Exercise directions: Images should be left out, and everything else in the listing reproduced exactly.

* BEGIN Material *

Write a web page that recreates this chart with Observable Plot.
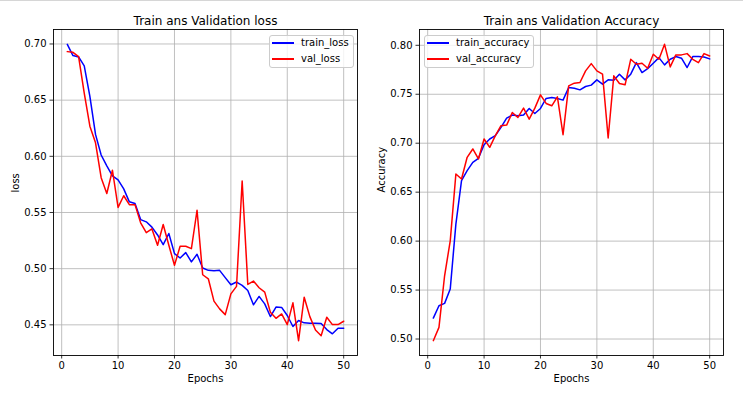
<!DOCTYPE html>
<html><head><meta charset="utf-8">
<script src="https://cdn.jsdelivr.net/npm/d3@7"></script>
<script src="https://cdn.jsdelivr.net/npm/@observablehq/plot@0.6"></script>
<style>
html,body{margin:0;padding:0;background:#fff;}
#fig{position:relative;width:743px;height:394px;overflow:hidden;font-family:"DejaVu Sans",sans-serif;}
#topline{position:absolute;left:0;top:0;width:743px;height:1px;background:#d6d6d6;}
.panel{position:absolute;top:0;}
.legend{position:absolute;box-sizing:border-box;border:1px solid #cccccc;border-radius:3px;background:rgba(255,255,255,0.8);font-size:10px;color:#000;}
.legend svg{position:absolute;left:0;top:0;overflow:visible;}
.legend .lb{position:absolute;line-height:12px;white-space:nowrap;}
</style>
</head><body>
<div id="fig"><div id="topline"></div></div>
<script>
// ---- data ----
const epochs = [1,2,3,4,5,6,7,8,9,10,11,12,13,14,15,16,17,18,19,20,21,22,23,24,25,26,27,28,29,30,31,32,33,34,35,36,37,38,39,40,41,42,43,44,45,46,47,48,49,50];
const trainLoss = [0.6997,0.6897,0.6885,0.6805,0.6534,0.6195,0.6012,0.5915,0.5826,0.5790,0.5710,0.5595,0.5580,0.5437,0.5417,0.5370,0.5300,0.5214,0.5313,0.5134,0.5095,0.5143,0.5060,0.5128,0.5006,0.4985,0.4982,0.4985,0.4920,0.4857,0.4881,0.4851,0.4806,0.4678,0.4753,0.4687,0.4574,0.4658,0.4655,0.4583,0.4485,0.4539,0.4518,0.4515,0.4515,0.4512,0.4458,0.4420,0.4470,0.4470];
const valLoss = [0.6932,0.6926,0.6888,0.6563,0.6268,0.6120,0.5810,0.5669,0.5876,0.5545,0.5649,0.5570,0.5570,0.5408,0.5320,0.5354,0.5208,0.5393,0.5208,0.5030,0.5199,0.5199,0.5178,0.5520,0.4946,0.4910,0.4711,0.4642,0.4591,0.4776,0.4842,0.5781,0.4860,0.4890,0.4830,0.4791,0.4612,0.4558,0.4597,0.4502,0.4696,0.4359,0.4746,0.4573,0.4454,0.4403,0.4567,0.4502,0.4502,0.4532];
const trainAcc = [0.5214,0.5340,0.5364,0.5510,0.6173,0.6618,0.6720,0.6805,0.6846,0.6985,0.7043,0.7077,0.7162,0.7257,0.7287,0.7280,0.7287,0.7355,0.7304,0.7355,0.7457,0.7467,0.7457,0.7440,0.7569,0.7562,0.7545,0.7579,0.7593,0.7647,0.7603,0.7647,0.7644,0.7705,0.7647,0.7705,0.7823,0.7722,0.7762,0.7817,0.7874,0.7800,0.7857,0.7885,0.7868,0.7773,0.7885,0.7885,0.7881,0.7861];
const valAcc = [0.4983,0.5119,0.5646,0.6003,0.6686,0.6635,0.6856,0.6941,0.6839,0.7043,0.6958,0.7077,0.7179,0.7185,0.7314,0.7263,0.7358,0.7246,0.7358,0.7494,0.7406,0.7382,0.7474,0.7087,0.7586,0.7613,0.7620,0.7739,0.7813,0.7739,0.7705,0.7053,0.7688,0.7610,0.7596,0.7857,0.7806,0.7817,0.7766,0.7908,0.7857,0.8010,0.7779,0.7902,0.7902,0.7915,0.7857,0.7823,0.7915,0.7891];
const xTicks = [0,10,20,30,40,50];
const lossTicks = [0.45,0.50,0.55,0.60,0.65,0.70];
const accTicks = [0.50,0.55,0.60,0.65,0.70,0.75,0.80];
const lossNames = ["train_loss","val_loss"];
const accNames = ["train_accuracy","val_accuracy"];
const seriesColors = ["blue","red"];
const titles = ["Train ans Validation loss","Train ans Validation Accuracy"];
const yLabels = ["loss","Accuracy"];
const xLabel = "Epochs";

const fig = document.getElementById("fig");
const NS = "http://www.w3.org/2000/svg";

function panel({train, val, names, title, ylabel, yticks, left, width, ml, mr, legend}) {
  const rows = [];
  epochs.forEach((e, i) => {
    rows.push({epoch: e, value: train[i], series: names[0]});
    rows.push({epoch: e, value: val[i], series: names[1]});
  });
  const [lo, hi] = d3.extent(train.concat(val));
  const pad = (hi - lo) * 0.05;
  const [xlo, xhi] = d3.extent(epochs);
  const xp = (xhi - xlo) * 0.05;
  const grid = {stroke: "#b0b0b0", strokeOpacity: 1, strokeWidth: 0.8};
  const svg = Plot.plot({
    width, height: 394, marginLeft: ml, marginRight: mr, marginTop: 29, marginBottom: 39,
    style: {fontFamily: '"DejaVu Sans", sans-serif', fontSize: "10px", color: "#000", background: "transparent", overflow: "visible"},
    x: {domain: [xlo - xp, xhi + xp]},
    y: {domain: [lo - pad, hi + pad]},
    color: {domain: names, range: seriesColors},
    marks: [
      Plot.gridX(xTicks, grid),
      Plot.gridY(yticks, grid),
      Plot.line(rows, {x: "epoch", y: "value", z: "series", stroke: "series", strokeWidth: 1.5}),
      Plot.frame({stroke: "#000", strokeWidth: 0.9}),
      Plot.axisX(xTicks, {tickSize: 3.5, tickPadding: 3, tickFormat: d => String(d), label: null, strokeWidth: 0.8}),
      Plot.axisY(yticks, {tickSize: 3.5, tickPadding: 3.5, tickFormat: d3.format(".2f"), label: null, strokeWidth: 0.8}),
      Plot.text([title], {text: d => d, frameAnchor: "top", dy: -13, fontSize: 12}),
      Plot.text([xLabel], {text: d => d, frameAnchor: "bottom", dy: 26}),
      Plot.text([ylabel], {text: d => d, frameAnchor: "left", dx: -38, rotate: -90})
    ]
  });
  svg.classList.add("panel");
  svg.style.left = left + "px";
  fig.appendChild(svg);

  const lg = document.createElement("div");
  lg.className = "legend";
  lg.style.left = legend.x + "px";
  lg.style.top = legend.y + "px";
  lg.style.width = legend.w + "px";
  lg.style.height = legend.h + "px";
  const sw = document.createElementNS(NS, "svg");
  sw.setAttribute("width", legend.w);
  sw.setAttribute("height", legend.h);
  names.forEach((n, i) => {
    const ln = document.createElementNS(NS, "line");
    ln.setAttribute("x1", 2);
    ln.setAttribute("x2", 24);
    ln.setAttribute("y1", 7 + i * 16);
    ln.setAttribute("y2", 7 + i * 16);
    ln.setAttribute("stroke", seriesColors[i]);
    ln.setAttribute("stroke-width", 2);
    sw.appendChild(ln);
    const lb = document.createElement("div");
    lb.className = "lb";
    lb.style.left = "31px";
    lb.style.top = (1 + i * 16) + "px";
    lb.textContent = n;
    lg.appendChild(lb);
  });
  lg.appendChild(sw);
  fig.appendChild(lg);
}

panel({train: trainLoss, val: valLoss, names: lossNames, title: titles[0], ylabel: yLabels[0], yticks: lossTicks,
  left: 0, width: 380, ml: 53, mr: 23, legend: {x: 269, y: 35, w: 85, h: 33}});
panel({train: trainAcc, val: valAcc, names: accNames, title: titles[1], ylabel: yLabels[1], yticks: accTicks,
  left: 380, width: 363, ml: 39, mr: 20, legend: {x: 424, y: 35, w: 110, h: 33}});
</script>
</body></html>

* END Material *

Task solution:
Write a web page that recreates this chart with Observable Plot.
<!DOCTYPE html>
<html><head><meta charset="utf-8">
<script src="https://cdn.jsdelivr.net/npm/d3@7"></script>
<script src="https://cdn.jsdelivr.net/npm/@observablehq/plot@0.6"></script>
<style>
html,body{margin:0;padding:0;background:#fff;}
#fig{position:relative;width:743px;height:394px;overflow:hidden;font-family:"DejaVu Sans",sans-serif;}
#topline{position:absolute;left:0;top:0;width:743px;height:1px;background:#d6d6d6;}
.panel{position:absolute;top:0;}
.legend{position:absolute;box-sizing:border-box;border:1px solid #cccccc;border-radius:3px;background:rgba(255,255,255,0.8);font-size:10px;color:#000;}
.legend svg{position:absolute;left:0;top:0;overflow:visible;}
.legend .lb{position:absolute;line-height:12px;white-space:nowrap;}
</style>
</head><body>
<div id="fig"><div id="topline"></div></div>
<script>
// ---- data ----
const epochs = [1,2,3,4,5,6,7,8,9,10,11,12,13,14,15,16,17,18,19,20,21,22,23,24,25,26,27,28,29,30,31,32,33,34,35,36,37,38,39,40,41,42,43,44,45,46,47,48,49,50];
const trainLoss = [0.6997,0.6897,0.6885,0.6805,0.6534,0.6195,0.6012,0.5915,0.5826,0.5790,0.5710,0.5595,0.5580,0.5437,0.5417,0.5370,0.5300,0.5214,0.5313,0.5134,0.5095,0.5143,0.5060,0.5128,0.5006,0.4985,0.4982,0.4985,0.4920,0.4857,0.4881,0.4851,0.4806,0.4678,0.4753,0.4687,0.4574,0.4658,0.4655,0.4583,0.4485,0.4539,0.4518,0.4515,0.4515,0.4512,0.4458,0.4420,0.4470,0.4470];
const valLoss = [0.6932,0.6926,0.6888,0.6563,0.6268,0.6120,0.5810,0.5669,0.5876,0.5545,0.5649,0.5570,0.5570,0.5408,0.5320,0.5354,0.5208,0.5393,0.5208,0.5030,0.5199,0.5199,0.5178,0.5520,0.4946,0.4910,0.4711,0.4642,0.4591,0.4776,0.4842,0.5781,0.4860,0.4890,0.4830,0.4791,0.4612,0.4558,0.4597,0.4502,0.4696,0.4359,0.4746,0.4573,0.4454,0.4403,0.4567,0.4502,0.4502,0.4532];
const trainAcc = [0.5214,0.5340,0.5364,0.5510,0.6173,0.6618,0.6720,0.6805,0.6846,0.6985,0.7043,0.7077,0.7162,0.7257,0.7287,0.7280,0.7287,0.7355,0.7304,0.7355,0.7457,0.7467,0.7457,0.7440,0.7569,0.7562,0.7545,0.7579,0.7593,0.7647,0.7603,0.7647,0.7644,0.7705,0.7647,0.7705,0.7823,0.7722,0.7762,0.7817,0.7874,0.7800,0.7857,0.7885,0.7868,0.7773,0.7885,0.7885,0.7881,0.7861];
const valAcc = [0.4983,0.5119,0.5646,0.6003,0.6686,0.6635,0.6856,0.6941,0.6839,0.7043,0.6958,0.7077,0.7179,0.7185,0.7314,0.7263,0.7358,0.7246,0.7358,0.7494,0.7406,0.7382,0.7474,0.7087,0.7586,0.7613,0.7620,0.7739,0.7813,0.7739,0.7705,0.7053,0.7688,0.7610,0.7596,0.7857,0.7806,0.7817,0.7766,0.7908,0.7857,0.8010,0.7779,0.7902,0.7902,0.7915,0.7857,0.7823,0.7915,0.7891];
const xTicks = [0,10,20,30,40,50];
const lossTicks = [0.45,0.50,0.55,0.60,0.65,0.70];
const accTicks = [0.50,0.55,0.60,0.65,0.70,0.75,0.80];
const lossNames = ["train_loss","val_loss"];
const accNames = ["train_accuracy","val_accuracy"];
const seriesColors = ["blue","red"];
const titles = ["Train ans Validation loss","Train ans Validation Accuracy"];
const yLabels = ["loss","Accuracy"];
const xLabel = "Epochs";

const fig = document.getElementById("fig");
const NS = "http://www.w3.org/2000/svg";

function panel({train, val, names, title, ylabel, yticks, left, width, ml, mr, legend}) {
  const rows = [];
  epochs.forEach((e, i) => {
    rows.push({epoch: e, value: train[i], series: names[0]});
    rows.push({epoch: e, value: val[i], series: names[1]});
  });
  const [lo, hi] = d3.extent(train.concat(val));
  const pad = (hi - lo) * 0.05;
  const [xlo, xhi] = d3.extent(epochs);
  const xp = (xhi - xlo) * 0.05;
  const grid = {stroke: "#b0b0b0", strokeOpacity: 1, strokeWidth: 0.8};
  const svg = Plot.plot({
    width, height: 394, marginLeft: ml, marginRight: mr, marginTop: 29, marginBottom: 39,
    style: {fontFamily: '"DejaVu Sans", sans-serif', fontSize: "10px", color: "#000", background: "transparent", overflow: "visible"},
    x: {domain: [xlo - xp, xhi + xp]},
    y: {domain: [lo - pad, hi + pad]},
    color: {domain: names, range: seriesColors},
    marks: [
      Plot.gridX(xTicks, grid),
      Plot.gridY(yticks, grid),
      Plot.line(rows, {x: "epoch", y: "value", z: "series", stroke: "series", strokeWidth: 1.5}),
      Plot.frame({stroke: "#000", strokeWidth: 0.9}),
      Plot.axisX(xTicks, {tickSize: 3.5, tickPadding: 3, tickFormat: d => String(d), label: null, strokeWidth: 0.8}),
      Plot.axisY(yticks, {tickSize: 3.5, tickPadding: 3.5, tickFormat: d3.format(".2f"), label: null, strokeWidth: 0.8}),
      Plot.text([title], {text: d => d, frameAnchor: "top", dy: -13, fontSize: 12}),
      Plot.text([xLabel], {text: d => d, frameAnchor: "bottom", dy: 26}),
      Plot.text([ylabel], {text: d => d, frameAnchor: "left", dx: -38, rotate: -90})
    ]
  });
  svg.classList.add("panel");
  svg.style.left = left + "px";
  fig.appendChild(svg);

  const lg = document.createElement("div");
  lg.className = "legend";
  lg.style.left = legend.x + "px";
  lg.style.top = legend.y + "px";
  lg.style.width = legend.w + "px";
  lg.style.height = legend.h + "px";
  const sw = document.createElementNS(NS, "svg");
  sw.setAttribute("width", legend.w);
  sw.setAttribute("height", legend.h);
  names.forEach((n, i) => {
    const ln = document.createElementNS(NS, "line");
    ln.setAttribute("x1", 2);
    ln.setAttribute("x2", 24);
    ln.setAttribute("y1", 7 + i * 16);
    ln.setAttribute("y2", 7 + i * 16);
    ln.setAttribute("stroke", seriesColors[i]);
    ln.setAttribute("stroke-width", 2);
    sw.appendChild(ln);
    const lb = document.createElement("div");
    lb.className = "lb";
    lb.style.left = "31px";
    lb.style.top = (1 + i * 16) + "px";
    lb.textContent = n;
    lg.appendChild(lb);
  });
  lg.appendChild(sw);
  fig.appendChild(lg);
}

panel({train: trainLoss, val: valLoss, names: lossNames, title: titles[0], ylabel: yLabels[0], yticks: lossTicks,
  left: 0, width: 380, ml: 53, mr: 23, legend: {x: 269, y: 35, w: 85, h: 33}});
panel({train: trainAcc, val: valAcc, names: accNames, title: titles[1], ylabel: yLabels[1], yticks: accTicks,
  left: 380, width: 363, ml: 39, mr: 20, legend: {x: 424, y: 35, w: 110, h: 33}});
</script>
</body></html>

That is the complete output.